While NPV is the most theoretically sound method, it has practical limitations:
- Sensitivity to Inputs: Small changes in discount rate or cash flow estimates can dramatically alter results
- Difficulty with Intangibles: Struggles to quantify strategic benefits like brand value or market positioning
- Timing Assumptions: Assumes perfect knowledge of cash flow timing which is rarely accurate
- Mutually Exclusive Projects: Doesn’t directly compare projects of different durations
- Ignores Liquidity: Doesn’t account for the availability of funds at different times
- Static Analysis: Doesn’t incorporate managerial flexibility to adapt to changing conditions
Mitigation strategies:
- Combine with other metrics (IRR, Payback Period, PI)
- Perform sensitivity and scenario analysis
- Use real options valuation for flexible projects
- Incorporate qualitative factors in final decision
How do I calculate NPV for irregular cash flow patterns?

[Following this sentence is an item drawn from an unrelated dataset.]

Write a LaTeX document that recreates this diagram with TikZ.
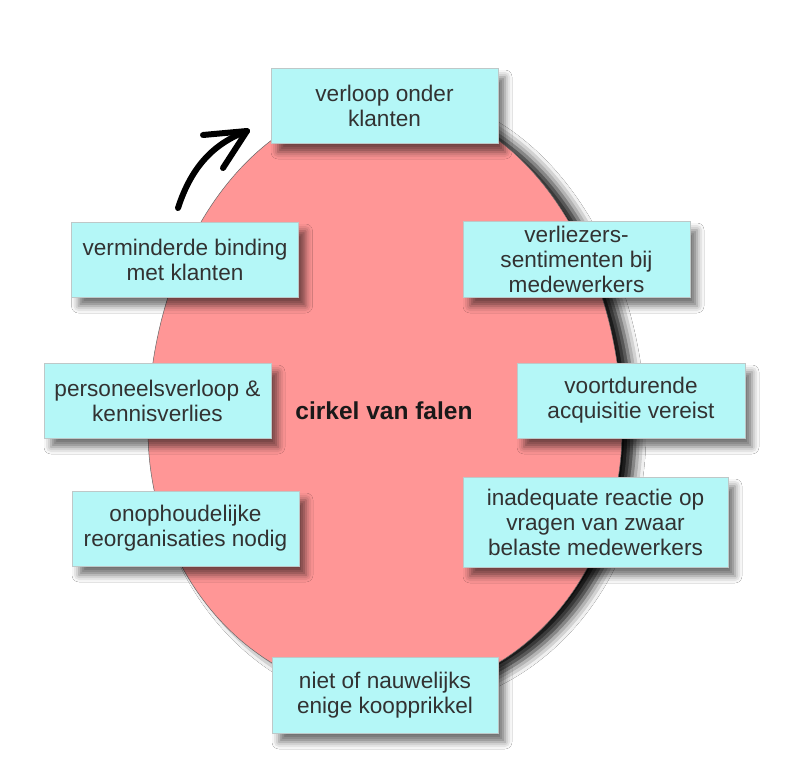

For projects with non-standard cash flow patterns (like our custom cash flow option), follow this process:
- List each cash flow with its exact timing (year and month if available)

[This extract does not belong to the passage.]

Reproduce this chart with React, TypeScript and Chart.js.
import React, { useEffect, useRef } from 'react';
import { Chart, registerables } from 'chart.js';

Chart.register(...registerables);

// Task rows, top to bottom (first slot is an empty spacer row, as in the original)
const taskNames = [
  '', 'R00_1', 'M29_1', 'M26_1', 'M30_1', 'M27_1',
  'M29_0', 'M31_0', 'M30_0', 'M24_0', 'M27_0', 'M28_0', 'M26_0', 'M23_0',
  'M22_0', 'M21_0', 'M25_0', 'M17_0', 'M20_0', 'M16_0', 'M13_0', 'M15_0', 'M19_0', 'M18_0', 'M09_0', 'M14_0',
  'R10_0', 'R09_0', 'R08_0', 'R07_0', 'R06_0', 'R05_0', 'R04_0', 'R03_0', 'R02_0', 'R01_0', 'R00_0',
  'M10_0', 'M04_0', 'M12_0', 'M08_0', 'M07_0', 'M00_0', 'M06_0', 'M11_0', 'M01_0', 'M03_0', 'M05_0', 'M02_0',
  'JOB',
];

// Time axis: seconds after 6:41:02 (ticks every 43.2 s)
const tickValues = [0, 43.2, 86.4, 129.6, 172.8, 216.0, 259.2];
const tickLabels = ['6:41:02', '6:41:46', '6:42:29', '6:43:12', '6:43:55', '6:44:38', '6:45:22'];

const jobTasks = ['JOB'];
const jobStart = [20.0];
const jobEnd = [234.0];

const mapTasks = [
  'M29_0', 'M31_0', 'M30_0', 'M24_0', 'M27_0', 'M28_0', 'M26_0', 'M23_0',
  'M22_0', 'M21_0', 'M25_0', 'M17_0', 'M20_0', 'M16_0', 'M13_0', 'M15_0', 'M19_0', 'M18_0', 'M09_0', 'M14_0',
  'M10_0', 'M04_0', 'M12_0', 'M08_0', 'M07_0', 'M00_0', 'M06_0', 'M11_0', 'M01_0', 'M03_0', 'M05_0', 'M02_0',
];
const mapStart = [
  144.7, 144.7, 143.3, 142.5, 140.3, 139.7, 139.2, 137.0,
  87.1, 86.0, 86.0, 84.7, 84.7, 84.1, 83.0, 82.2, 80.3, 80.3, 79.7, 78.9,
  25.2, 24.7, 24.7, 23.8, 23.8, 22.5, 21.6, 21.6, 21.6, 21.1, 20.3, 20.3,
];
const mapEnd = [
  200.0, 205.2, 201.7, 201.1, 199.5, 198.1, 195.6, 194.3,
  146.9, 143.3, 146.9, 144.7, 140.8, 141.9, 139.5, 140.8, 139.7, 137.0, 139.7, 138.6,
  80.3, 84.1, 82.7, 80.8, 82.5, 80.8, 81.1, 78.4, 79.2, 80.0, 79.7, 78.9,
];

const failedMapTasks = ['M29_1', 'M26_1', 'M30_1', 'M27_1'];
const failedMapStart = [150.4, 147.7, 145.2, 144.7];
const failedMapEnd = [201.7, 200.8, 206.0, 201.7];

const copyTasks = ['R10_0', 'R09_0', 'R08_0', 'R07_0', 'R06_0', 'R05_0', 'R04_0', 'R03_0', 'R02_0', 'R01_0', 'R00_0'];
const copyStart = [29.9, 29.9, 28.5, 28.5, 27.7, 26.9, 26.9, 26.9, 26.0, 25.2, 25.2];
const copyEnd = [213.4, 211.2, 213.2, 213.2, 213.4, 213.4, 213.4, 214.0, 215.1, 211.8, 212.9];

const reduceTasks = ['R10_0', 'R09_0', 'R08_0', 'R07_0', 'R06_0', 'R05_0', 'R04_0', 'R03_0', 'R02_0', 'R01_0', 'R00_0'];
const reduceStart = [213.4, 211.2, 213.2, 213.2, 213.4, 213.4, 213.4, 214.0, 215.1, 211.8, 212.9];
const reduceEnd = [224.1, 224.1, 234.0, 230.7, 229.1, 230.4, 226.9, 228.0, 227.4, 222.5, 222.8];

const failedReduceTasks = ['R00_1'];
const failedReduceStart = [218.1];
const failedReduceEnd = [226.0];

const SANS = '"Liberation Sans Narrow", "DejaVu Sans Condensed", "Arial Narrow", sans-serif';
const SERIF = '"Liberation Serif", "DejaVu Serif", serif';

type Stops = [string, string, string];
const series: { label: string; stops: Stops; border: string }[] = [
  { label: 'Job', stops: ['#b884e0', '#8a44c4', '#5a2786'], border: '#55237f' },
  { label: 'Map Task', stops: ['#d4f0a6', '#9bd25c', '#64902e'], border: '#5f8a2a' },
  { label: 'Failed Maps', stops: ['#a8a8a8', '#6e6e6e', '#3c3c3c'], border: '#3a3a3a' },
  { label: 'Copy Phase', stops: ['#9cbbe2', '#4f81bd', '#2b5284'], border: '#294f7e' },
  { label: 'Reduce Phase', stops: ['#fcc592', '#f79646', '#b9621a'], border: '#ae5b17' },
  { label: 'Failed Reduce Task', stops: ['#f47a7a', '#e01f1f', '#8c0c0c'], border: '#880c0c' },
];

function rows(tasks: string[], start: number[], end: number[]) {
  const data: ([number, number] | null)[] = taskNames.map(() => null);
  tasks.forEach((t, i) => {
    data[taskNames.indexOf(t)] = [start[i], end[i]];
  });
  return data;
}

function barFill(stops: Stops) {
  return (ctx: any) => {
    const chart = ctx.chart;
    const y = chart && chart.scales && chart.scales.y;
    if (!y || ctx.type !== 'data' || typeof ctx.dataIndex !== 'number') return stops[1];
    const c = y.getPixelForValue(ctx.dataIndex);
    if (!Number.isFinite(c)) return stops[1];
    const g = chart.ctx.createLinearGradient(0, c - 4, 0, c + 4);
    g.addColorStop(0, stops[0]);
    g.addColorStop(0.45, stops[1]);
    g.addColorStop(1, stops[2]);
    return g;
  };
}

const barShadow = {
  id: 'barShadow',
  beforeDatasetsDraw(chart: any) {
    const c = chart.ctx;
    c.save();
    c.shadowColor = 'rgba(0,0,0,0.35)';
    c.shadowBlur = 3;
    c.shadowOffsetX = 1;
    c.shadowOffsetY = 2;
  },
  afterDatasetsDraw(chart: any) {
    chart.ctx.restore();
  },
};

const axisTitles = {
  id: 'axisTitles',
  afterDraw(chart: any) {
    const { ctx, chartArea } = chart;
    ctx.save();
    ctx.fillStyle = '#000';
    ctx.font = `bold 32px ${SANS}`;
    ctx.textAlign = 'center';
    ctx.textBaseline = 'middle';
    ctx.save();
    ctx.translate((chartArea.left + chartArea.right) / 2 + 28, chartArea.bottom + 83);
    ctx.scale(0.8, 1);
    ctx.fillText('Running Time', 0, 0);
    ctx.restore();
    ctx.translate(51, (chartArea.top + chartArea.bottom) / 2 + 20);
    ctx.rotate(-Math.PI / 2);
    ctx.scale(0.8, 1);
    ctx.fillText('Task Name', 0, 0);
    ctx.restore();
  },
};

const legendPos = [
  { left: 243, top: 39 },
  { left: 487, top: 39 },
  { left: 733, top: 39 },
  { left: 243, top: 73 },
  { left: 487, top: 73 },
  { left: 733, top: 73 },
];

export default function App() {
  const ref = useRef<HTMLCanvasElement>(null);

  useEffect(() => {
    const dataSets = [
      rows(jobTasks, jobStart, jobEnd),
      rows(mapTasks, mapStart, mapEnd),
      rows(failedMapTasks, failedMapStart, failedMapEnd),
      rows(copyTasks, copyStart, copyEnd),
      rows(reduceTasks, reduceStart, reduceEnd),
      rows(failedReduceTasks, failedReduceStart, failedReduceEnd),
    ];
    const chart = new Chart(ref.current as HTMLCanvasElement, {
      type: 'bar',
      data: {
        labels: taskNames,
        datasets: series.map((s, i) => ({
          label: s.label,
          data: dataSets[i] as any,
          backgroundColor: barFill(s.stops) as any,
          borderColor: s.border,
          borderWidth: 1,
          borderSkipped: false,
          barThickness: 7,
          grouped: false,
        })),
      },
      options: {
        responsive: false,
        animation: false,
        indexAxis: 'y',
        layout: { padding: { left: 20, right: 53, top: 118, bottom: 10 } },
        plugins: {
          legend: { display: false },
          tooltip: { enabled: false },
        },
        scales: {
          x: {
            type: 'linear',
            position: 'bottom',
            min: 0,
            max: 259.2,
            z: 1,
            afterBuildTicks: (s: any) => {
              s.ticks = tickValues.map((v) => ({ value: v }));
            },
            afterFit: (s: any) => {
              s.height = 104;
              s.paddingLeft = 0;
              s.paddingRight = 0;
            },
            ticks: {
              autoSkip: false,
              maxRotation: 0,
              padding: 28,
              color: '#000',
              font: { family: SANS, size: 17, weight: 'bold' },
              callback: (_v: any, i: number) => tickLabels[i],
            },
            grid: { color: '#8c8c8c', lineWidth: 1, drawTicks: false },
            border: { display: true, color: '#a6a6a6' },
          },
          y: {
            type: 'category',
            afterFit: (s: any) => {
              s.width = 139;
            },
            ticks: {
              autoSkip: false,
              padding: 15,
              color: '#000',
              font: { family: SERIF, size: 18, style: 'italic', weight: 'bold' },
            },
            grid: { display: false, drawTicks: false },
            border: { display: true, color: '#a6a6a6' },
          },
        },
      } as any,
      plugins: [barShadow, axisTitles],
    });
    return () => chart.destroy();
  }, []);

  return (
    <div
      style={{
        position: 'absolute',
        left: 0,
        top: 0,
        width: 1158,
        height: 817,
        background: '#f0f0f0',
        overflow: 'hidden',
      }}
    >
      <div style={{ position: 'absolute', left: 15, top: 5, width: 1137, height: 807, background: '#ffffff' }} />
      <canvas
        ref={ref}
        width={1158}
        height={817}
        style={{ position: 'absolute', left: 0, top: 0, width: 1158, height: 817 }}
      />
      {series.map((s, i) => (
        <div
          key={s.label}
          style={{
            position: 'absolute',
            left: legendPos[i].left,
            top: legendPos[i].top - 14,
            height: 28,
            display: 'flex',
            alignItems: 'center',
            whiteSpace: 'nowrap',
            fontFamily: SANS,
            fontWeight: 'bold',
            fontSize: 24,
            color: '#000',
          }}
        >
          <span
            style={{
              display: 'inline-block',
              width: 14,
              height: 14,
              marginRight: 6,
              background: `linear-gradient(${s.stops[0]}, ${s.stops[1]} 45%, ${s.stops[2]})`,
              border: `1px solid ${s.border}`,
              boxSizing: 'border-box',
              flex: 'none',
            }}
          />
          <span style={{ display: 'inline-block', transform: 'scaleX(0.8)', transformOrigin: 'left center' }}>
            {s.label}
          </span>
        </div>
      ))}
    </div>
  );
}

- For mid-period cash flows, use fractional time periods (e.g., 1.5 for mid-year)
- Calculate the present value of each cash flow individually:
PV = CFₜ / (1 + r)ᵗ
- Sum all present values (both positive and negative)
- Subtract the initial investment (if not already included as CF₀)
Example of irregular pattern calculation:
| Period | Cash Flow | Discount Factor (10%) | Present Value |
|---|---|---|---|
| 0 (Initial) | ($100,000) | 1.0000 | ($100,000.00) |
| 0.5 (6 months) | $20,000 | 0.9524 | $19,047.62 |
| 1.75 (21 months) | $50,000 | 0.8426 | $42,130.00 |
| 3 | $30,000 | 0.7513 | $22,539.00 |
| 4.5 | $40,000 | 0.6614 | $26,456.00 |
| NPV | $10,172.62 | ||
What are some alternatives to NPV for investment analysis?
While NPV is preferred, these alternatives offer different perspectives:
| Method | Formula | When to Use | Advantages | Disadvantages |
|---|---|---|---|---|
| Payback Period | Years to recover initial investment | Quick screening, liquidity concerns | Simple, emphasizes liquidity | Ignores time value, cash flows after payback |
| Discounted Payback | Years to recover initial investment (discounted) | Better than regular payback | Considers time value | Still ignores post-payback cash flows |
| Profitability Index | PV of inflows / PV of outflows | Capital rationing situations | Handles different scale projects | Can conflict with NPV for mutually exclusive projects |
| Internal Rate of Return | Discount rate where NPV=0 | Comparing projects of similar size | Intuitive percentage metric | Multiple IRRs possible, reinvestment assumption |
| Modified IRR | IRR with explicit reinvestment rate | When reinvestment rates differ from IRR | More realistic than IRR | More complex to calculate |
| Accounting Rate of Return | Average profit / Average investment | When accounting numbers are preferred | Uses financial statement data | Ignores time value and cash flows |
Best practice: Use NPV as your primary metric but cross-validate with 1-2 alternatives to gain different perspectives on the investment.